* What you need to do:
Copy everything from the line with "Clone this chart in matplotlib." down to the line with "ha='left', color=txt, linespacing=1.3)", inclusive of both, exactly as written; leave out all pictures.

* Dataset content:
* * * * *

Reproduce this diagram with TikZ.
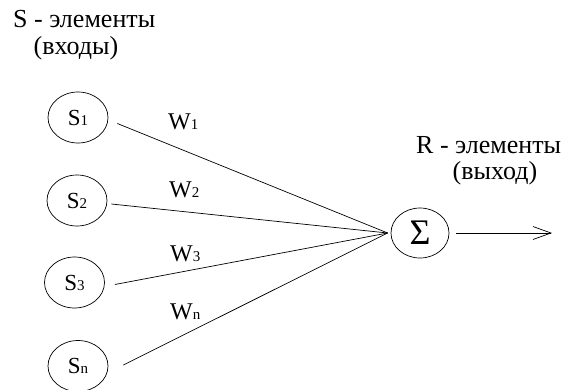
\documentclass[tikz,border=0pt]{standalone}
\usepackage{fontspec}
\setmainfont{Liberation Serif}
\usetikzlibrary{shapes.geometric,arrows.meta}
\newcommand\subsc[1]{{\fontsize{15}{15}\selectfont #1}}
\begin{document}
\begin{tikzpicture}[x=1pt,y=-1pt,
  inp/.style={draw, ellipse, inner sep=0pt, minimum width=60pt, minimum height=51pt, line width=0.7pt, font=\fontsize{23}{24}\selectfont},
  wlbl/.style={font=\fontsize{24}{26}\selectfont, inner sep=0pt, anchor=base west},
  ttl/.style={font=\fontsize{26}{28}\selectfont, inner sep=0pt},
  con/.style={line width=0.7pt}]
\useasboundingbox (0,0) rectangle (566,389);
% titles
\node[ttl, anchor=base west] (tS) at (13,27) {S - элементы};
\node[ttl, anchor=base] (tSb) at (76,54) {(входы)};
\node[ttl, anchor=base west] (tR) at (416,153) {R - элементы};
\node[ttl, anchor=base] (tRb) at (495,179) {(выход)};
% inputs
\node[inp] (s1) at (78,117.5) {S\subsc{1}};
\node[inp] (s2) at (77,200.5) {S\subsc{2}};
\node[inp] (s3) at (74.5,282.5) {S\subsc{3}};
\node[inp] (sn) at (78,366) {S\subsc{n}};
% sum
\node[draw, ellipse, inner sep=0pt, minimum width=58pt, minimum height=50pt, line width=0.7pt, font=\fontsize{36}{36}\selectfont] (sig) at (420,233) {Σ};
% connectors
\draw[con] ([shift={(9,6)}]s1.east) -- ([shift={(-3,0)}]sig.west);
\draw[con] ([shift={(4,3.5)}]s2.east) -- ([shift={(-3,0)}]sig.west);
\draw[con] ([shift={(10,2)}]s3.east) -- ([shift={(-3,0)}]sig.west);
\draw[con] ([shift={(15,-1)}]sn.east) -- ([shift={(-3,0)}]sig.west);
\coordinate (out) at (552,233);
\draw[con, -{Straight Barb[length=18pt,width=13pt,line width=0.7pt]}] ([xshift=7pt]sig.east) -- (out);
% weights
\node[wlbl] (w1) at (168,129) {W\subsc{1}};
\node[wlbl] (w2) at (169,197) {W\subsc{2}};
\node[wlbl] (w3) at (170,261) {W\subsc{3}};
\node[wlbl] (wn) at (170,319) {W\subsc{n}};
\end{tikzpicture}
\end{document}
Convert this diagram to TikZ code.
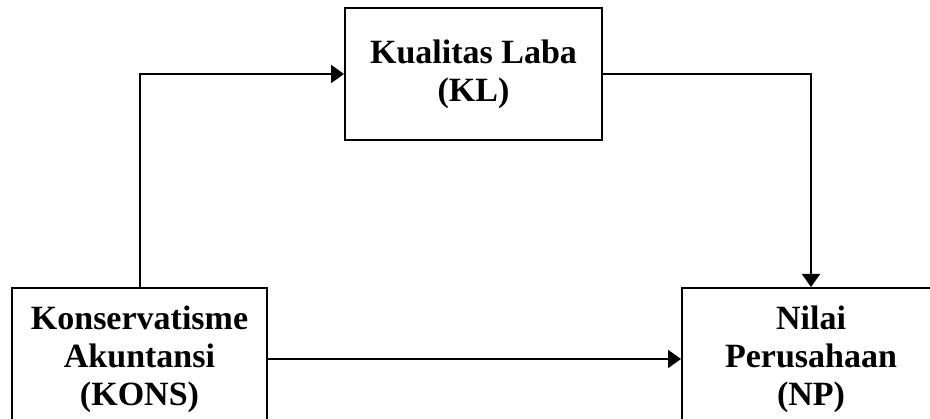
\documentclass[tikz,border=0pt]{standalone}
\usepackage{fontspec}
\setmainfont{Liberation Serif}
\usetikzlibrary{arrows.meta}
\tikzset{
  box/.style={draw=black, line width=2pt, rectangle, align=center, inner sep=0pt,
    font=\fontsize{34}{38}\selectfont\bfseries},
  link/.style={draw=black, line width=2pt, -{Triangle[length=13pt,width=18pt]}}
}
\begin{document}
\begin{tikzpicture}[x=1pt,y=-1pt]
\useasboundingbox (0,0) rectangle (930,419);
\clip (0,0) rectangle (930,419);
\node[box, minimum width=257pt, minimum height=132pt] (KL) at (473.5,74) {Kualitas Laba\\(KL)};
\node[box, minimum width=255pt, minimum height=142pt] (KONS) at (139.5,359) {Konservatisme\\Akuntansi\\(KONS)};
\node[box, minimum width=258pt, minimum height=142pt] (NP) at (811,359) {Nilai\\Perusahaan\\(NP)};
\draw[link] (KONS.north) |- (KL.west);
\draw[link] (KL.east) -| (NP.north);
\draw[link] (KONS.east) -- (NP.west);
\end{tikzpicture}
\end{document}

* * * * *

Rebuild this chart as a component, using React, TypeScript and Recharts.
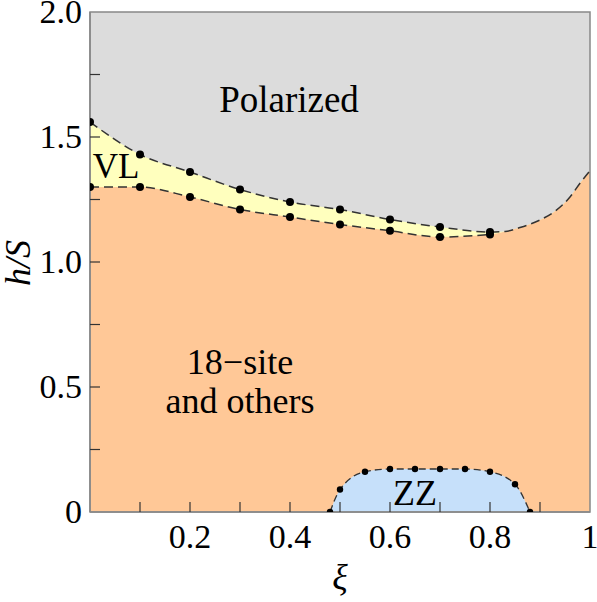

* * * * *

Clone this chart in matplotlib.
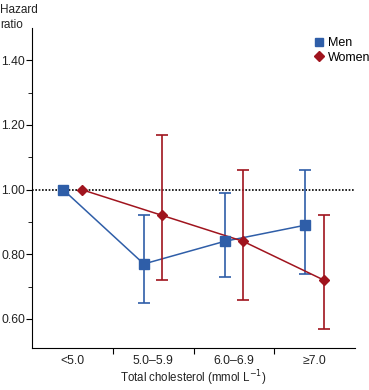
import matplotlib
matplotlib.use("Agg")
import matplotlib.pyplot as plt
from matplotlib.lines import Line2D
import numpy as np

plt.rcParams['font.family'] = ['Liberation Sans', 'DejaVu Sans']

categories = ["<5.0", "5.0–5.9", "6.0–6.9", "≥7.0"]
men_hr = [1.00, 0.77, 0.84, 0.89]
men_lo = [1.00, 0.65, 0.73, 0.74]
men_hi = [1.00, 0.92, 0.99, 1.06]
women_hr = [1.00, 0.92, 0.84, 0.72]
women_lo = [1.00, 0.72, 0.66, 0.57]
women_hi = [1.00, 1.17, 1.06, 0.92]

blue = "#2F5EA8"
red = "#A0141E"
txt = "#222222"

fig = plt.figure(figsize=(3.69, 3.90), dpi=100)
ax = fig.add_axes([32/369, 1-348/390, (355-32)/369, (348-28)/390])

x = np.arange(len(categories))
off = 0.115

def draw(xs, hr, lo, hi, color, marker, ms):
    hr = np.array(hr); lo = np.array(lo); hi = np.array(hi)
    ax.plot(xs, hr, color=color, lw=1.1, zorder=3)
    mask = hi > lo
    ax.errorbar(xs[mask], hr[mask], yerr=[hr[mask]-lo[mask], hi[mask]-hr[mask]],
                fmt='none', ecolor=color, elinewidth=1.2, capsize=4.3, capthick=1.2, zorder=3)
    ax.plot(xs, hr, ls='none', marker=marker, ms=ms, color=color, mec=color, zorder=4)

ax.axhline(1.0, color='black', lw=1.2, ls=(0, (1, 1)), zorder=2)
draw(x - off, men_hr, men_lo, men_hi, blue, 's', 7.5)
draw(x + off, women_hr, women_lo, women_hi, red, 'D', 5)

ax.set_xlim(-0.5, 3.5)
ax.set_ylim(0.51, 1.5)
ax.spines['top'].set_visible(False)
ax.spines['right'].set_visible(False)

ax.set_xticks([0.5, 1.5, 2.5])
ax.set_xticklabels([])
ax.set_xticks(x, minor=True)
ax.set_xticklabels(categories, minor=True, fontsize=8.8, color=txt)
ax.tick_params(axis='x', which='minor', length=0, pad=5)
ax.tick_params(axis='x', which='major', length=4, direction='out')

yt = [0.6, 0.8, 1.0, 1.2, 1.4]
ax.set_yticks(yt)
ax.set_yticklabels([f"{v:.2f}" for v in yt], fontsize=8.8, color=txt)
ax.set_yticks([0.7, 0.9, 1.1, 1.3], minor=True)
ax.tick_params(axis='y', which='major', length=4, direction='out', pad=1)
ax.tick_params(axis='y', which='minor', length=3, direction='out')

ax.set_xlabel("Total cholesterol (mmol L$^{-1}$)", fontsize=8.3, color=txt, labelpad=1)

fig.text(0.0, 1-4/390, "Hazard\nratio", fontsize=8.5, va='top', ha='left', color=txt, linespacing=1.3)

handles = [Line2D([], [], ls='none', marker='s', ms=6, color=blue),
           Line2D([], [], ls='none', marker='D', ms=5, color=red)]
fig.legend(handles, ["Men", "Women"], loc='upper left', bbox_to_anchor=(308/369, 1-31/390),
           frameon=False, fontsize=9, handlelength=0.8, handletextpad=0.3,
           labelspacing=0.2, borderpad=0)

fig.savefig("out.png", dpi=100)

* * * * *

* Written response:
Clone this chart in matplotlib.
import matplotlib
matplotlib.use("Agg")
import matplotlib.pyplot as plt
from matplotlib.lines import Line2D
import numpy as np

plt.rcParams['font.family'] = ['Liberation Sans', 'DejaVu Sans']

categories = ["<5.0", "5.0–5.9", "6.0–6.9", "≥7.0"]
men_hr = [1.00, 0.77, 0.84, 0.89]
men_lo = [1.00, 0.65, 0.73, 0.74]
men_hi = [1.00, 0.92, 0.99, 1.06]
women_hr = [1.00, 0.92, 0.84, 0.72]
women_lo = [1.00, 0.72, 0.66, 0.57]
women_hi = [1.00, 1.17, 1.06, 0.92]

blue = "#2F5EA8"
red = "#A0141E"
txt = "#222222"

fig = plt.figure(figsize=(3.69, 3.90), dpi=100)
ax = fig.add_axes([32/369, 1-348/390, (355-32)/369, (348-28)/390])

x = np.arange(len(categories))
off = 0.115

def draw(xs, hr, lo, hi, color, marker, ms):
    hr = np.array(hr); lo = np.array(lo); hi = np.array(hi)
    ax.plot(xs, hr, color=color, lw=1.1, zorder=3)
    mask = hi > lo
    ax.errorbar(xs[mask], hr[mask], yerr=[hr[mask]-lo[mask], hi[mask]-hr[mask]],
                fmt='none', ecolor=color, elinewidth=1.2, capsize=4.3, capthick=1.2, zorder=3)
    ax.plot(xs, hr, ls='none', marker=marker, ms=ms, color=color, mec=color, zorder=4)

ax.axhline(1.0, color='black', lw=1.2, ls=(0, (1, 1)), zorder=2)
draw(x - off, men_hr, men_lo, men_hi, blue, 's', 7.5)
draw(x + off, women_hr, women_lo, women_hi, red, 'D', 5)

ax.set_xlim(-0.5, 3.5)
ax.set_ylim(0.51, 1.5)
ax.spines['top'].set_visible(False)
ax.spines['right'].set_visible(False)

ax.set_xticks([0.5, 1.5, 2.5])
ax.set_xticklabels([])
ax.set_xticks(x, minor=True)
ax.set_xticklabels(categories, minor=True, fontsize=8.8, color=txt)
ax.tick_params(axis='x', which='minor', length=0, pad=5)
ax.tick_params(axis='x', which='major', length=4, direction='out')

yt = [0.6, 0.8, 1.0, 1.2, 1.4]
ax.set_yticks(yt)
ax.set_yticklabels([f"{v:.2f}" for v in yt], fontsize=8.8, color=txt)
ax.set_yticks([0.7, 0.9, 1.1, 1.3], minor=True)
ax.tick_params(axis='y', which='major', length=4, direction='out', pad=1)
ax.tick_params(axis='y', which='minor', length=3, direction='out')

ax.set_xlabel("Total cholesterol (mmol L$^{-1}$)", fontsize=8.3, color=txt, labelpad=1)

fig.text(0.0, 1-4/390, "Hazard\nratio", fontsize=8.5, va='top', ha='left', color=txt, linespacing=1.3)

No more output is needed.